Begin

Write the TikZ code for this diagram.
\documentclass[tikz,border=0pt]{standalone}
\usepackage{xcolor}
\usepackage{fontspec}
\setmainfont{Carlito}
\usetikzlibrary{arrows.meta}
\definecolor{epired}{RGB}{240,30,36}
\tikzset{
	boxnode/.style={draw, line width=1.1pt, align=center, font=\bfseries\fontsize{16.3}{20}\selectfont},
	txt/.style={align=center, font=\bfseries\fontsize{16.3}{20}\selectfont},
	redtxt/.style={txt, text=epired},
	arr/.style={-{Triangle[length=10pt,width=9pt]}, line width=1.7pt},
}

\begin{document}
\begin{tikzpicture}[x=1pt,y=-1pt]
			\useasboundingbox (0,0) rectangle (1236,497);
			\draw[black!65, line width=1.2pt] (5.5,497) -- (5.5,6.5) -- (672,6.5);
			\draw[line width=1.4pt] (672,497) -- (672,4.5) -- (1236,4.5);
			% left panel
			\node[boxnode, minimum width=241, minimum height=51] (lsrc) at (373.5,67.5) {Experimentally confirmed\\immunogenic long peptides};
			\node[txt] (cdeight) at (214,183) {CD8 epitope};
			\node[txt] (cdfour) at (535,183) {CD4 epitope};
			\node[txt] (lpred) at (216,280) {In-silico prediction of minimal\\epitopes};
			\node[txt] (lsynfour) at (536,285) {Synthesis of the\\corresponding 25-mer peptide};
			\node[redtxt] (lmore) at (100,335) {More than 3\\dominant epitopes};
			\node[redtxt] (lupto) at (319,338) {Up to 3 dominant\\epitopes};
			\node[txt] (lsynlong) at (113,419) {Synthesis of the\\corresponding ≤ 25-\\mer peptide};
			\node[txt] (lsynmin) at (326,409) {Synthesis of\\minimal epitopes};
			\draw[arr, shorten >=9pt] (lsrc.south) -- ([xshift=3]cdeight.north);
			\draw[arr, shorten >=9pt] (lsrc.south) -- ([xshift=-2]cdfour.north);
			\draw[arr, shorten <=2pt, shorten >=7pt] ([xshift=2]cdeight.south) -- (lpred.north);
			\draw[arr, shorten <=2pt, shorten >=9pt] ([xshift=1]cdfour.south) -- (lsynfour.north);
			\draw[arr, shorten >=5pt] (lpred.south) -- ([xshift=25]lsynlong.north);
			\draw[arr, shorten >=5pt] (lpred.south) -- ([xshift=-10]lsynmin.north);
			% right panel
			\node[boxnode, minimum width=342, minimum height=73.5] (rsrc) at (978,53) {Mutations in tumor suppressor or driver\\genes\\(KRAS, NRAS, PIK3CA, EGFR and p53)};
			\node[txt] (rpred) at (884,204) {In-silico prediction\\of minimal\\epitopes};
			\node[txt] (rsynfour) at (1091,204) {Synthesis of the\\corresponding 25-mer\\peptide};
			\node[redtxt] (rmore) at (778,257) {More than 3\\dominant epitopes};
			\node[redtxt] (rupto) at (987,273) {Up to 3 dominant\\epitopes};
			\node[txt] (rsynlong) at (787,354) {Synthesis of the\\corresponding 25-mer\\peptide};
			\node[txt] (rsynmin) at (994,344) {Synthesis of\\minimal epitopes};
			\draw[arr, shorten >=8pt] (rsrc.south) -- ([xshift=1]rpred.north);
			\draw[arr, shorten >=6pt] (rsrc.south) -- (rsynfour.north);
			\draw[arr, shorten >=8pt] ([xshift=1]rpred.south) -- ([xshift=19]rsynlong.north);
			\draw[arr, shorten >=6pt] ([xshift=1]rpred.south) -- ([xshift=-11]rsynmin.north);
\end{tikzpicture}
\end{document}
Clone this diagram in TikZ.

End

## [Problem requirements]
Quote the data above in full, changing nothing.

## [Written solution]
Write the TikZ code for this diagram.
\documentclass[tikz,border=0pt]{standalone}
\usepackage{xcolor}
\usepackage{fontspec}
\setmainfont{Carlito}
\usetikzlibrary{arrows.meta}
\definecolor{epired}{RGB}{240,30,36}
\tikzset{
	boxnode/.style={draw, line width=1.1pt, align=center, font=\bfseries\fontsize{16.3}{20}\selectfont},
	txt/.style={align=center, font=\bfseries\fontsize{16.3}{20}\selectfont},
	redtxt/.style={txt, text=epired},
	arr/.style={-{Triangle[length=10pt,width=9pt]}, line width=1.7pt},
}

\begin{document}
\begin{tikzpicture}[x=1pt,y=-1pt]
			\useasboundingbox (0,0) rectangle (1236,497);
			\draw[black!65, line width=1.2pt] (5.5,497) -- (5.5,6.5) -- (672,6.5);
			\draw[line width=1.4pt] (672,497) -- (672,4.5) -- (1236,4.5);
			% left panel
			\node[boxnode, minimum width=241, minimum height=51] (lsrc) at (373.5,67.5) {Experimentally confirmed\\immunogenic long peptides};
			\node[txt] (cdeight) at (214,183) {CD8 epitope};
			\node[txt] (cdfour) at (535,183) {CD4 epitope};
			\node[txt] (lpred) at (216,280) {In-silico prediction of minimal\\epitopes};
			\node[txt] (lsynfour) at (536,285) {Synthesis of the\\corresponding 25-mer peptide};
			\node[redtxt] (lmore) at (100,335) {More than 3\\dominant epitopes};
			\node[redtxt] (lupto) at (319,338) {Up to 3 dominant\\epitopes};
			\node[txt] (lsynlong) at (113,419) {Synthesis of the\\corresponding ≤ 25-\\mer peptide};
			\node[txt] (lsynmin) at (326,409) {Synthesis of\\minimal epitopes};
			\draw[arr, shorten >=9pt] (lsrc.south) -- ([xshift=3]cdeight.north);
			\draw[arr, shorten >=9pt] (lsrc.south) -- ([xshift=-2]cdfour.north);
			\draw[arr, shorten <=2pt, shorten >=7pt] ([xshift=2]cdeight.south) -- (lpred.north);
			\draw[arr, shorten <=2pt, shorten >=9pt] ([xshift=1]cdfour.south) -- (lsynfour.north);
			\draw[arr, shorten >=5pt] (lpred.south) -- ([xshift=25]lsynlong.north);
			\draw[arr, shorten >=5pt] (lpred.south) -- ([xshift=-10]lsynmin.north);
			% right panel
			\node[boxnode, minimum width=342, minimum height=73.5] (rsrc) at (978,53) {Mutations in tumor suppressor or driver\\genes\\(KRAS, NRAS, PIK3CA, EGFR and p53)};
			\node[txt] (rpred) at (884,204) {In-silico prediction\\of minimal\\epitopes};
			\node[txt] (rsynfour) at (1091,204) {Synthesis of the\\corresponding 25-mer\\peptide};
			\node[redtxt] (rmore) at (778,257) {More than 3\\dominant epitopes};
			\node[redtxt] (rupto) at (987,273) {Up to 3 dominant\\epitopes};
			\node[txt] (rsynlong) at (787,354) {Synthesis of the\\corresponding 25-mer\\peptide};
			\node[txt] (rsynmin) at (994,344) {Synthesis of\\minimal epitopes};
			\draw[arr, shorten >=8pt] (rsrc.south) -- ([xshift=1]rpred.north);
			\draw[arr, shorten >=6pt] (rsrc.south) -- (rsynfour.north);
			\draw[arr, shorten >=8pt] ([xshift=1]rpred.south) -- ([xshift=19]rsynlong.north);
			\draw[arr, shorten >=6pt] ([xshift=1]rpred.south) -- ([xshift=-11]rsynmin.north);
\end{tikzpicture}
\end{document}
Clone this diagram in TikZ.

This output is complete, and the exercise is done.